By John Grimsley, Middle School Music and Drama Teacher
Last year presented our community with a lot of challenges that required us to be flexible, understanding, and patient. While dealing with new schedules, virtual learning, and safety protocols, we were also confronted with the collective trauma from the pandemic, traumas from racial inequities, and our own unique traumas outside of the MMFS community. I felt motivated at the end of a very hard year to focus my energy on furthering my understanding of trauma-informed (TI) approaches, social-emotional learning (SEL), and culturally responsive teaching. I knew that our mission to become an anti-racist and trauma-informed institution could not stop in the classroom; I wanted to find ways to incorporate this mission into our extracurricular activities and after-school programming.

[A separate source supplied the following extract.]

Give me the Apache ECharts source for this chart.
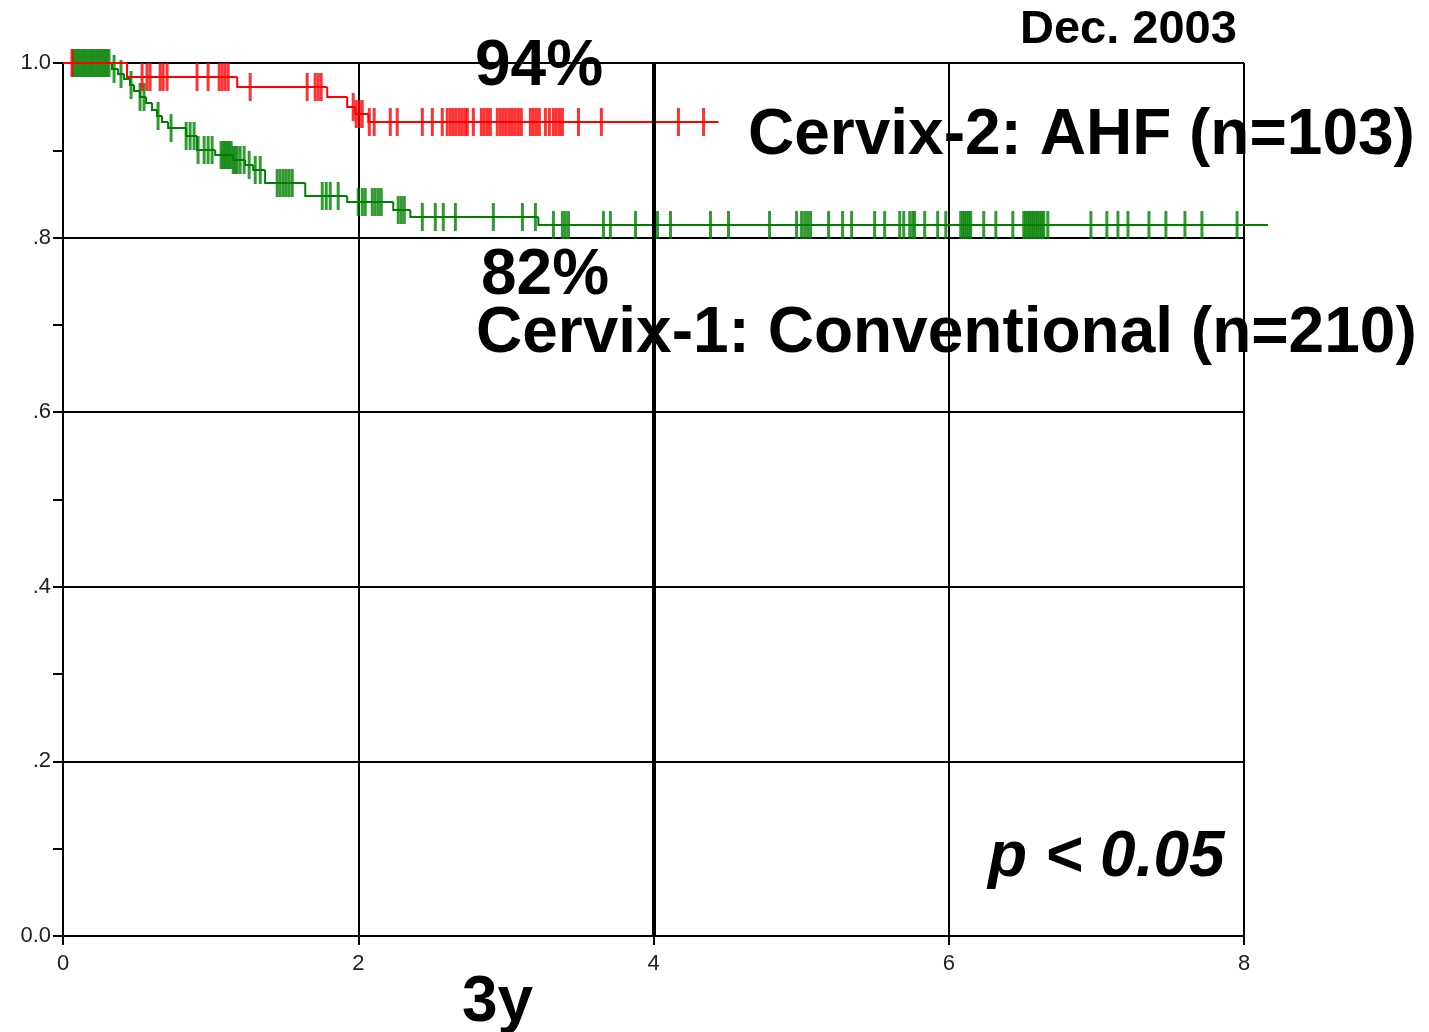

The University of the Arts offers a Summer Music Studies program, and when I saw a course for Incorporating Social Emotional Learning in Music Ensembles, I quickly signed up for the opportunity to continue my education in this field. This virtual course allowed me to create a five-course unit plan or system of lesson plans centered around SEL and to collaborate with other music educators around the country.
The first part of the course focused on background information and why SEL and TI work were crucial. We synthesized personal understandings of how TI and SEL practices are implemented and core philosophies of the idioms. We utilized base ideas of TI and reflected on how to improve our classrooms based on TI principles. The next section was the what and how of SEL. We studied the Collaborative for Academic, Social, and Emotional Learning (CASEL), five competencies and adjusted lessons from the Scott Edgar book Portraits of
Music Education and Social Emotional Learning. The final section provided a tactical approach to SEL. We developed personal philosophies of education and created units of study to fit our classrooms, which we shared with each other so that we would have a multitude of materials from many different perspectives. One of the unit plans includes a Music Identity Project in which students create playlists based on the different facets of their identities and how the intersections of their identities make them who they are.
After an entire school year of not participating in ensembles or collaborating with other students, our community needs a lot of guidance to continue to foster relationships with the students and maintain a safe and supportive environment with consideration to our students’ many lived experiences, both from the pandemic and other traumas they bring into class/rehearsal. I feel much better equipped to begin to understand these approaches and improve my teaching practices in a trauma-informed, social-emotional, and culturally responsive way.
A huge thank you to the Parents Association for making this possible. I cannot thank them enough for their continued support in our work in equity, trauma, and social-emotional learning.